Spatio-temporal Data Visualization

JAMS includes various features for data analysis and visualization. In addition to aggregating spatio-temporal data in space/time and displaying or exporting the results (e.g. as shown here), JAMS offers a unique option to visualize data in space and time, making use of the NASA Worldwind engine. In order to use Worldwind in JAMS, various preparatory steps are required which are described in this article. The JAMS/J2K Gehlberg example dataset (as it comes with JAMS) will be used for demonstration.

1. The main precondition to display and analyze data in space-time is the creation of according model outputs. This can be achieved by creating a workspace which outputs model results at each point in time (e.g. each day) and space (e.g. each HRU). From the opened model, open the output configuration dialog (1), select/create a spatial datastore as e.g. HRULoop (2) and configure the output variables to be stored (3). Please add the area variable if you want to apply area-based conversions (e.g. L -> mm).

   

2. A second requirement for spatial visualization is the definition of your baseline geometries.

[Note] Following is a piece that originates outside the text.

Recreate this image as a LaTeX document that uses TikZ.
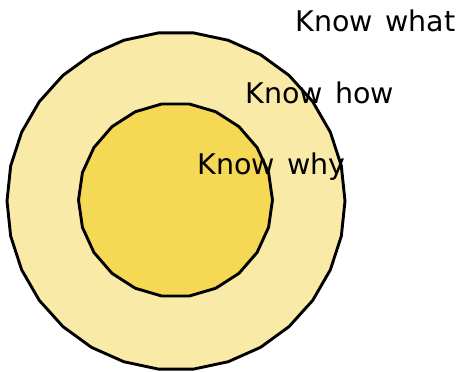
\documentclass[tikz,border=0pt]{standalone}
\usepackage{fontspec}
\setmainfont{DejaVu Sans}[WordSpace=1.35]
\usetikzlibrary{shapes.geometric}
\definecolor{outerfill}{RGB}{250,234,168}
\definecolor{innerfill}{RGB}{245,217,84}
\begin{document}
\begin{tikzpicture}[x=1pt,y=-1pt,
  ring/.style={regular polygon, draw=black, line width=2.9pt, inner sep=0pt, line join=round},
  lbl/.style={anchor=base west, inner sep=0pt, font=\fontsize{28.5}{34}\selectfont}]
\useasboundingbox (0,0) rectangle (456,372);
\node[ring, regular polygon sides=30, minimum size=338pt, fill=outerfill] (outer) at (176,201) {};
\node[ring, regular polygon sides=22, minimum size=194pt, fill=innerfill] (inner) at (175.5,200) {};
\node[lbl] (what) at (295.5,31.5) {Know what};
\node[lbl] (how) at (245.5,103) {Know how};
\node[lbl] (why) at (197.5,174) {Know why};
\end{tikzpicture}
\end{document}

These have to be provided as a Shapefile which is typically stored in the input/local/gis/hrus directory within your workspace. Once you have stored the Shapefile, please open the hrus.xml file within the input directory and change the parameters therein according to your geometry data. The most important attribute to set here is the key attribute which corresponds to the IDs of your spatial model units. While this is set to POLY_ID by default, you may probably want to set it to your specific value such as cat or value. Please refer to the existing attributes of your Shapefile by opening it in your favourite GIS. In the hrus.xml file, you can also change your Shapefile’s location as a relative path under input/local in case you want to change the default value (e.g. gis/hrus/hrus.shp).
3. Run the model in order to create the configured output datastore. Please notice that – depending on number of model units/time steps and variables chosen – the simulation may take a long time and comsume large amounts of disc space. Therefore, select only those variables for output that you want to analyze/visualize.
4. Open the data explorer (JADE) by pressing CTRL+J or by selecting the JADE icon from the toolbar
5. In JADE, open your output datastore by double clicking it in the data tree on the left (1). Then, mark the attribute to be vizualized (e.g. simulated interflow – genRD2) (2). Optionally, choose to make a unit conversion by selecting the area attribute (3) and by selecting the divide by area function (4). In this example, genRD2 will be converted from liters to mm, making the values better comparable during visualization. Then, select the time steps (5) and spatial units (6) you want to visualize. While in most cases you can simply choose all (click into the list and press CTRL+A), for large datasets it may be advisable to select just a subset of time steps and/or spatial units. Please note that you may use the time filter (7) to select time steps based on a pattern (e.g. *-*-01* will select all first days of all months/years). The last option to be set is the spatial dataset you want to use as the basis for visualization (8). This refers to the baseline data that you have prepared under step 2, i.e. a Shapefile with the geometries of your spatial model units. Finally, press the Worldwind button (9) to start the Worldwind viewer. Please be patient here as the extraction of all data and the loading of the viewer may take some time.

   

6. In Worldwind, you should see a digital globe which has zoomed already to the extent of your spatial model units’ geometries.

   

7. In order to display your model results, you first need to create a classification of your data and a related color ramp. For this purpose, press the Classifiy button (1), select the attribute to classifiy (e.g. genRD2) (2), choose the classification method (e.g. the quantile classification) (3), and start the classification (4). After the processing is finished, you can select the color range for the result visualization (5) before pressing the Apply button in order to start the visualization (6).

   

8. Once the classification was done, you can press the start/stop buttons (1) to start/stop the visualization. The delay between two time steps is set to 100ms and can be changed using the text fiel between the buttons. Alternatively, you can directly jump to any model time step using the slider above (2). The visualization can further be controlled with regard to transparency (3) and border thickness of the geometries (4). In the case that more than one attribute was extracted in step 5, you can repeat the classification for other attributes. By selecting one of them with the attribute select box (5), you can switch between different classifications.

   

9. Other options of visualization include
   • panning: left-click into the display outside of your model area while moving the pointer
   • zooming: use the scroll function of your pointing device
   • tilting: right-click into the display while moving the pointer

   Moreover, the 3D surface can be exaggerated (1).

10. In order to access information of individual model entities, just move the pointer over the model unit (it will be highlighted) and left-click it (1). A dialog window will open, showing all static and updated time-dependent parameters of the unit. By selecting the Plot function (2), a graph window will open, showing all extracted data in a simple time-series plot (3).

    

11. On demand, additional Shapefile layers can be loaded into the viewer, chosing the File -> Open Shapefile… function from the Worldwind menu.